Poetry - Robert Browning (Context)
0 Pages | Leaving School | 05/05/2024

Context

Context


Browning worked in theatre before he began writing poetry and developed his colloquial style there. Despite there only being one speaker, the poems are conversational and the speaker addresses the silent auditor throughout and instructs him as if they are a part of a scene where gesture and action are important. Victorian readers found the syntax of his poetry hard to follow because of this conversational, argumentative first person narration.

Many Victorian poets, like the Renaissance poets they admired, used classical imagery to inspire them or to reference in their poetry. In ”My Last Duchess” the sculpture referenced at the end is Neptune, a powerful god of the sea who is taming a wild sea horse. The theme of the sculpture is power and control, something we realise the duke desires.

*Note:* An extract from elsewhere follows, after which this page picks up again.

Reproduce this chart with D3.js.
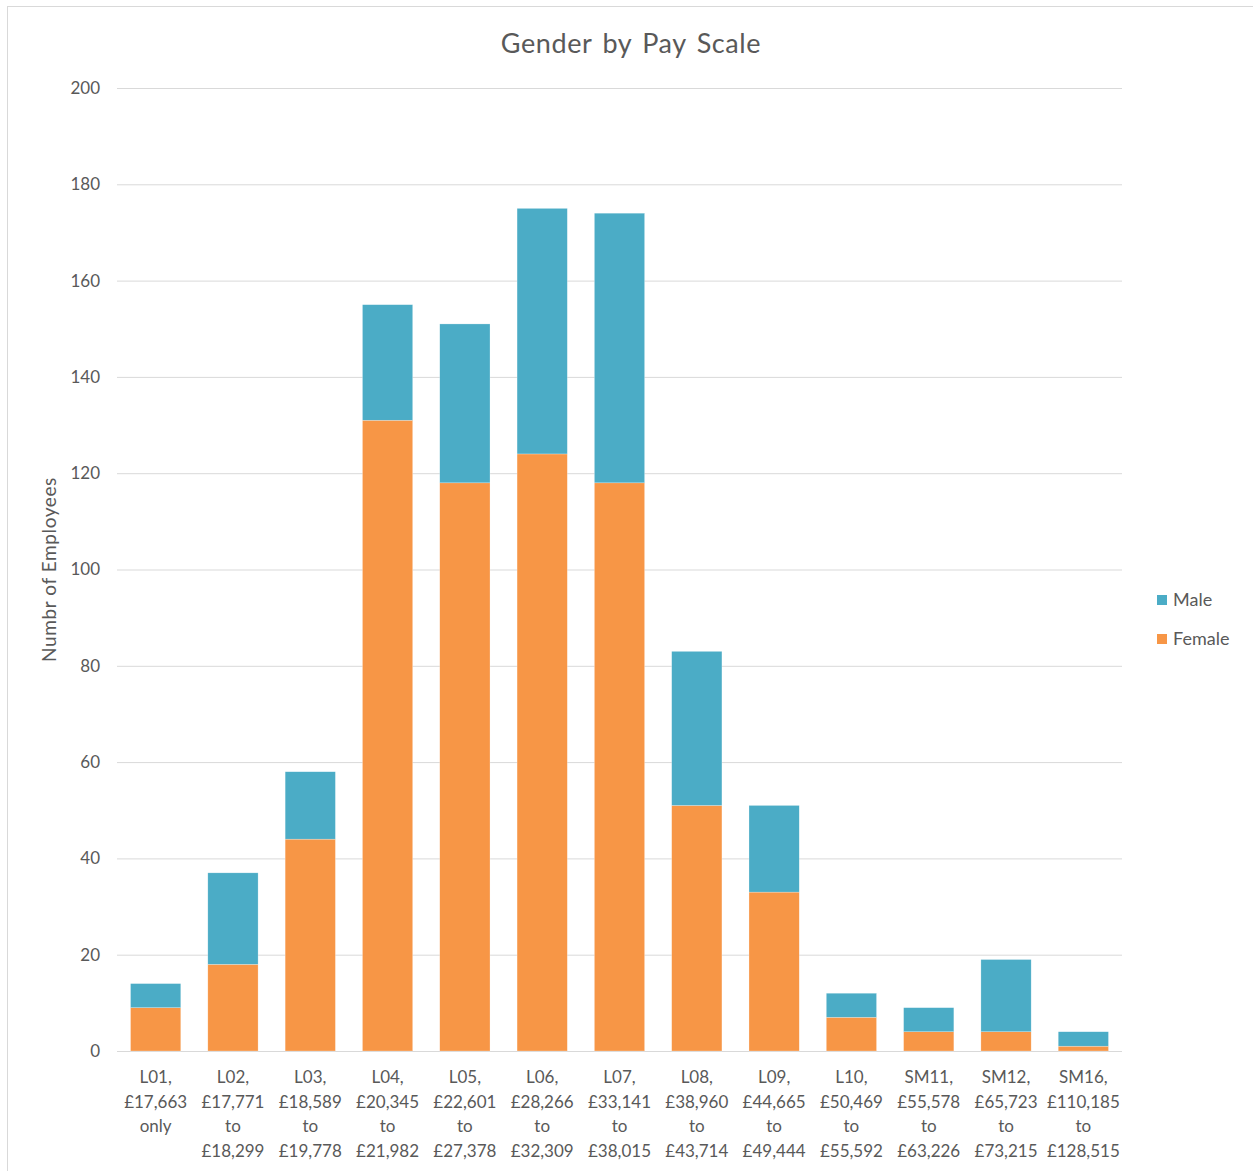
<!DOCTYPE html>
<html>
<head>
<meta charset="utf-8">
<script src="https://cdn.jsdelivr.net/npm/d3@7"></script>
<style>
  body { margin: 0; background: #fff; }
  text { font-family: Lato, "Open Sans", sans-serif; fill: #595959; }
  .grid line { stroke: #d9d9d9; }
  .grid path { display: none; }
</style>
</head>
<body>
<div id="chart"></div>
<script>
// pay scale bands (split over lines for the axis)
var categories = [
  ["L01,", "£17,663", "only"],
  ["L02,", "£17,771", "to", "£18,299"],
  ["L03,", "£18,589", "to", "£19,778"],
  ["L04,", "£20,345", "to", "£21,982"],
  ["L05,", "£22,601", "to", "£27,378"],
  ["L06,", "£28,266", "to", "£32,309"],
  ["L07,", "£33,141", "to", "£38,015"],
  ["L08,", "£38,960", "to", "£43,714"],
  ["L09,", "£44,665", "to", "£49,444"],
  ["L10,", "£50,469", "to", "£55,592"],
  ["SM11,", "£55,578", "to", "£63,226"],
  ["SM12,", "£65,723", "to", "£73,215"],
  ["SM16,", "£110,185", "to", "£128,515"]
];

var female = [9, 18, 44, 131, 118, 124, 118, 51, 33, 7, 4, 4, 1];
var male   = [5, 19, 14, 24, 33, 51, 56, 32, 18, 5, 5, 15, 3];

var yTicks = [0, 20, 40, 60, 80, 100, 120, 140, 160, 180, 200];

var W = 1253, H = 1171;
var margin = {top: 88, right: 131, bottom: 120, left: 117};
var width = W - margin.left - margin.right,
    height = H - margin.top - margin.bottom;

var rows = categories.map(function(c, i) {
  return {key: i, Female: female[i], Male: male[i]};
});

var stack = d3.stack().keys(["Female", "Male"])(rows);

var x = d3.scaleBand()
  .domain(d3.range(categories.length))
  .range([0, width])
  .paddingInner(0.35)
  .paddingOuter(0.175);

var y = d3.scaleLinear().domain([0, 200]).range([height, 0]);

var color = d3.scaleOrdinal()
  .domain(["Female", "Male"])
  .range(["#f79646", "#4bacc6"]);

var svg = d3.select("#chart").append("svg")
  .attr("width", W)
  .attr("height", H);

// outer frame
svg.append("rect")
  .attr("x", 7.5).attr("y", 6.5)
  .attr("width", W).attr("height", H)
  .attr("fill", "none")
  .attr("stroke", "#d9d9d9");

var g = svg.append("g")
  .attr("transform", "translate(" + margin.left + "," + margin.top + ")");

// gridlines
g.append("g")
  .attr("class", "grid")
  .call(d3.axisLeft(y).tickValues(yTicks).tickSize(-width).tickFormat(""))
  .selectAll("line").attr("stroke", "#d9d9d9");

// y tick labels
g.append("g")
  .selectAll("text")
  .data(yTicks)
  .enter().append("text")
  .attr("x", -17)
  .attr("y", function(d) { return y(d); })
  .attr("dy", "0.35em")
  .attr("text-anchor", "end")
  .style("font-size", "17px")
  .text(function(d) { return d; });

// bars
g.selectAll(".series")
  .data(stack)
  .enter().append("g")
  .attr("class", "series")
  .attr("fill", function(d) { return color(d.key); })
  .selectAll("rect")
  .data(function(d) { return d; })
  .enter().append("rect")
  .attr("x", function(d, i) { return x(i); })
  .attr("width", x.bandwidth())
  .attr("y", function(d) { return y(d[1]); })
  .attr("height", function(d) { return y(d[0]) - y(d[1]); })
  .attr("stroke", "#fff")
  .attr("stroke-opacity", 0.5)
  .attr("stroke-width", 0.5);

// x labels
var xl = g.append("g")
  .attr("transform", "translate(0," + height + ")")
  .selectAll("text")
  .data(categories)
  .enter().append("text")
  .attr("text-anchor", "middle")
  .attr("x", function(d, i) { return x(i) + x.bandwidth() / 2; })
  .attr("y", 32)
  .style("font-size", "17px");

xl.selectAll("tspan")
  .data(function(d) { return d; })
  .enter().append("tspan")
  .attr("x", function() { return d3.select(this.parentNode).attr("x"); })
  .attr("dy", function(d, i) { return i === 0 ? 0 : 24.5; })
  .text(function(d) { return d; });

// title
svg.append("text")
  .attr("x", 631)
  .attr("y", 53)
  .attr("text-anchor", "middle")
  .style("font-size", "27px")
  .style("letter-spacing", "0.6px")
  .style("word-spacing", "3px")
  .text("Gender by Pay Scale");

// y axis title
svg.append("text")
  .attr("transform", "translate(56," + (margin.top + height / 2) + ") rotate(-90)")
  .attr("text-anchor", "middle")
  .style("font-size", "19px")
  .style("letter-spacing", "0.6px")
  .text("Numbr of Employees");

// legend
var legend = svg.append("g")
  .attr("transform", "translate(1157,600)")
  .selectAll("g")
  .data(["Male", "Female"])
  .enter().append("g")
  .attr("transform", function(d, i) { return "translate(0," + (i * 39) + ")"; });

legend.append("rect")
  .attr("x", 0).attr("y", -5)
  .attr("width", 10).attr("height", 10)
  .attr("fill", function(d) { return color(d); });

legend.append("text")
  .attr("x", 16)
  .attr("dy", "0.35em")
  .style("font-size", "18px")
  .text(function(d) { return d; });
</script>
</body>
</html>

Many of his poems deal with the combination of romance and death or violence. This macabre (to do with death) sentiment was very popular with the Victorian audience who were interested in death and the supernatural. However it also reflects a prudishness that emerged during the period where restraint rather than expression in terms of sexuality and emotion was practiced.

As the Victorian era progressed, they became more and more interested in the mind and how it worked concluding the century with Freud‘s psychoanalysis. Like Browning, Freud was fascinated by sexual perversion such as the lover’s sadism. Remember though that Browning pre-dates Freud, however as long as you make it very clear that you know this, the reception of the poems by modern readers is perfectly acceptable.